* WHAT IS BEING ASKED *
Below are the records; copy each line in them that holds the word "with".
>> Start STORED ROWS
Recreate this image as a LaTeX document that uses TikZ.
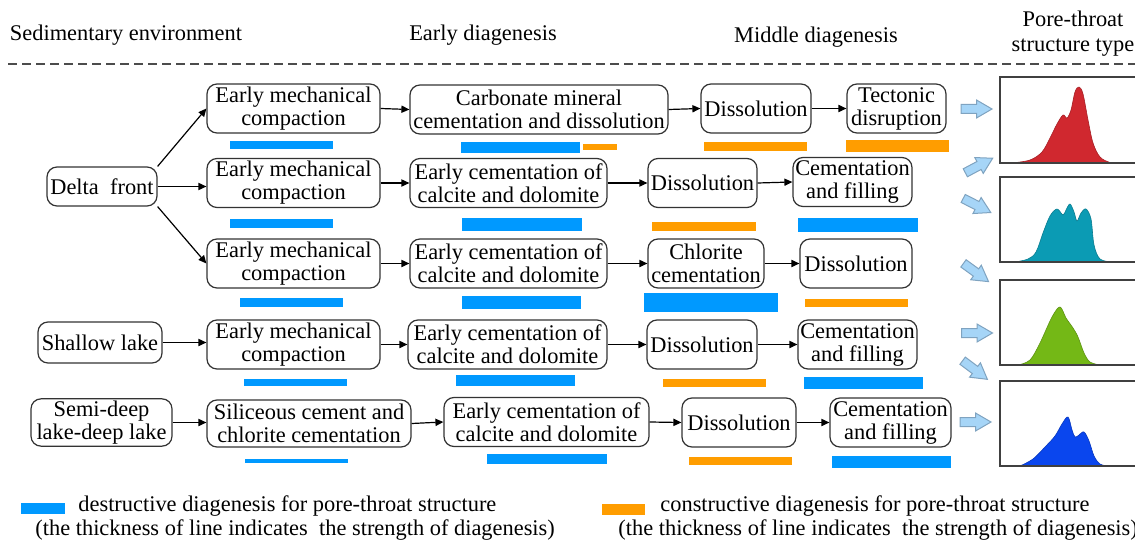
>> End STORED ROWS
>> Start STORED ROWS
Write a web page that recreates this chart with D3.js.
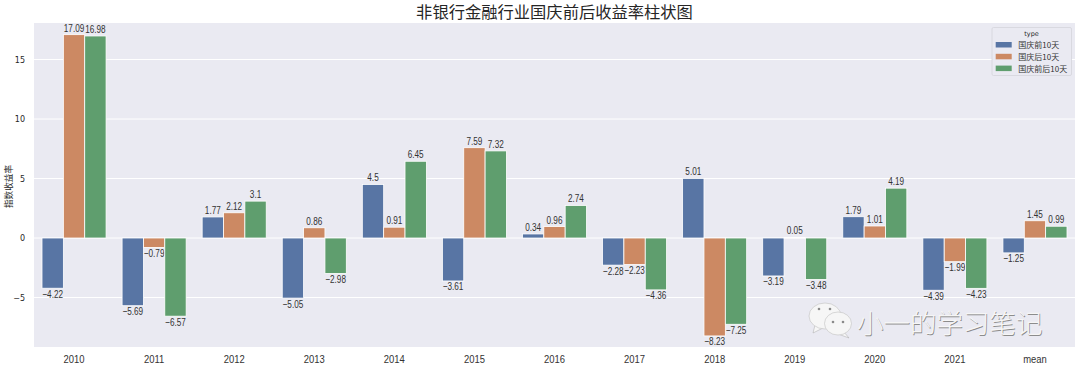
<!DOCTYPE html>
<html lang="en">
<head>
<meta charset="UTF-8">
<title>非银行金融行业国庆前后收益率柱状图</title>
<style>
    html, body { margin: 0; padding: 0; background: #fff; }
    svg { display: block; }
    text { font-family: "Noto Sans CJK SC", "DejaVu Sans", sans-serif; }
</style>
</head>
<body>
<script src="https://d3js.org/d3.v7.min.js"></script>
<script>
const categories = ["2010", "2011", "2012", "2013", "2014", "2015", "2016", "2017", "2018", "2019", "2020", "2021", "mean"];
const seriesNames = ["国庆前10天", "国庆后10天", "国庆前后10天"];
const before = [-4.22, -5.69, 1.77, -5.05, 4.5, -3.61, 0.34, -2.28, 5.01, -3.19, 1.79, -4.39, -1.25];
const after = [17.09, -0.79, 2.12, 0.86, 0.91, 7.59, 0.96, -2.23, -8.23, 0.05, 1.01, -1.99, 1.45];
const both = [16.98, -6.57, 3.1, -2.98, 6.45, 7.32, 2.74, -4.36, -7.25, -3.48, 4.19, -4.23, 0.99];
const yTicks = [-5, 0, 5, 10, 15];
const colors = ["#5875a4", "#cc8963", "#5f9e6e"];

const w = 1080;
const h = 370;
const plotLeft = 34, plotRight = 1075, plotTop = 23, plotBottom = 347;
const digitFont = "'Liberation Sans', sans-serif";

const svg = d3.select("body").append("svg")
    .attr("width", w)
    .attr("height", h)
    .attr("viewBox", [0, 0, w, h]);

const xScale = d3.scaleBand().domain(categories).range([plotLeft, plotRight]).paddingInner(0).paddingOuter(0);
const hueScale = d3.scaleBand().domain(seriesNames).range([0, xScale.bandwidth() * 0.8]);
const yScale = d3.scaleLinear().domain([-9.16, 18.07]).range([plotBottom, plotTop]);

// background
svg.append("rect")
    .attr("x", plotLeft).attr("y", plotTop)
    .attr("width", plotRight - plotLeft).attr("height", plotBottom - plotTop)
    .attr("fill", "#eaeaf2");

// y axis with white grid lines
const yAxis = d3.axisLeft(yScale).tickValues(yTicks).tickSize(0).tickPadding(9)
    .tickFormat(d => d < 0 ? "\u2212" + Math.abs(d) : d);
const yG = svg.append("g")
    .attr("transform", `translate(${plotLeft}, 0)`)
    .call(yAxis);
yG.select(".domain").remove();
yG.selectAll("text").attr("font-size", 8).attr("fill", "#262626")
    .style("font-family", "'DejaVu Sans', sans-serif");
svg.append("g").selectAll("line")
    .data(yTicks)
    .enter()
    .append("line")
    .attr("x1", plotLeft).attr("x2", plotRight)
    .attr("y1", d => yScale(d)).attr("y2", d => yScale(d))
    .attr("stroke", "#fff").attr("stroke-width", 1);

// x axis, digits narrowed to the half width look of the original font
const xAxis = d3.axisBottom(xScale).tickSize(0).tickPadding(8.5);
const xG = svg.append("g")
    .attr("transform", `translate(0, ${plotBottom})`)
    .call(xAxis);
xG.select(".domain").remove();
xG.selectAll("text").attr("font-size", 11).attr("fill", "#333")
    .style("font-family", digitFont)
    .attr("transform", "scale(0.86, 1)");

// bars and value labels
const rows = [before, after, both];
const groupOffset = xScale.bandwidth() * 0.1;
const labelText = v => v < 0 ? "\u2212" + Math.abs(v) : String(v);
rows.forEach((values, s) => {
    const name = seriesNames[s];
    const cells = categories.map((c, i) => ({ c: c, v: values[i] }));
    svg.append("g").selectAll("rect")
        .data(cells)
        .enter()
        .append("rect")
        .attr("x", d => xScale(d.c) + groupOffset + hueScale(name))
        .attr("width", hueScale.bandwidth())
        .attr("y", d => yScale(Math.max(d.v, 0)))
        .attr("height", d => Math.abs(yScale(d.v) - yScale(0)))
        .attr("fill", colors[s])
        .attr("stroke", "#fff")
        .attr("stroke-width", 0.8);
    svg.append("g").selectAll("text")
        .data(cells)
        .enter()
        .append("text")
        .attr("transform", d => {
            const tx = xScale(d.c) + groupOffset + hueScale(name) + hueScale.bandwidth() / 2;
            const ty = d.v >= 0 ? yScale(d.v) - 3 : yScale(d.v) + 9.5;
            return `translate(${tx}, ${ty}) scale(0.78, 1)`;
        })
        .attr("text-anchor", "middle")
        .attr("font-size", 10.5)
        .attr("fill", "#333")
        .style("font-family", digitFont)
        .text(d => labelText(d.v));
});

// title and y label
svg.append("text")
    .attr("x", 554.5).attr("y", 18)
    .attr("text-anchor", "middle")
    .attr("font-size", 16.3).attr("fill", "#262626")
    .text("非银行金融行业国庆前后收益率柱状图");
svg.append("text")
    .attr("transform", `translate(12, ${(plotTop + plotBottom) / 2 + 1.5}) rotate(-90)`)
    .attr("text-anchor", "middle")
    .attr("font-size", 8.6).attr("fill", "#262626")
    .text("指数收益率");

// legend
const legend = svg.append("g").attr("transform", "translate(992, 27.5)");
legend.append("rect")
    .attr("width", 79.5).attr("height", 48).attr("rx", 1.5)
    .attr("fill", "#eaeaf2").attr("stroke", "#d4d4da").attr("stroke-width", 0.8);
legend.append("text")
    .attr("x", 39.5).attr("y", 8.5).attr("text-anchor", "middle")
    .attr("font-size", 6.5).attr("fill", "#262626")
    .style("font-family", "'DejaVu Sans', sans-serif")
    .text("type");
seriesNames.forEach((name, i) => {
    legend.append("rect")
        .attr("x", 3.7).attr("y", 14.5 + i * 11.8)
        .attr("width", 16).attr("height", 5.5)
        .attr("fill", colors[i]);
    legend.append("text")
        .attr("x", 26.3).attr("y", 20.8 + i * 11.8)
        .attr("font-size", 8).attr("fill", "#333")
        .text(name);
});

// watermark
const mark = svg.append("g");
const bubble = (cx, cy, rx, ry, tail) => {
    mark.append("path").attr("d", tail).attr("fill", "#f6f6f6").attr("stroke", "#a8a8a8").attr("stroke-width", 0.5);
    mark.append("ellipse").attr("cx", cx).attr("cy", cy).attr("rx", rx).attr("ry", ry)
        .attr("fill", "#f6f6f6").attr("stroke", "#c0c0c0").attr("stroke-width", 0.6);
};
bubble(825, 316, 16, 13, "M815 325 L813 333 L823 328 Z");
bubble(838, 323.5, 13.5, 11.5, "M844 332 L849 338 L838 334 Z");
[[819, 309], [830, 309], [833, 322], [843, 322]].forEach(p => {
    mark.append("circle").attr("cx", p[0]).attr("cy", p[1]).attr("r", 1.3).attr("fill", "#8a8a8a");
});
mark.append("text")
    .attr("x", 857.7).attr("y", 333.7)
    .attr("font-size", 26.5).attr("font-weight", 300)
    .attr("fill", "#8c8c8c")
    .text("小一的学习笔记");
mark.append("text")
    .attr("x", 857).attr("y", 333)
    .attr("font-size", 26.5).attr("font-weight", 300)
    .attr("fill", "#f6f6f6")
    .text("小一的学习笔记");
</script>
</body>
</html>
>> End STORED ROWS
* WRITTEN REPLY *
Write a web page that recreates this chart with D3.js.
// y axis with white grid lines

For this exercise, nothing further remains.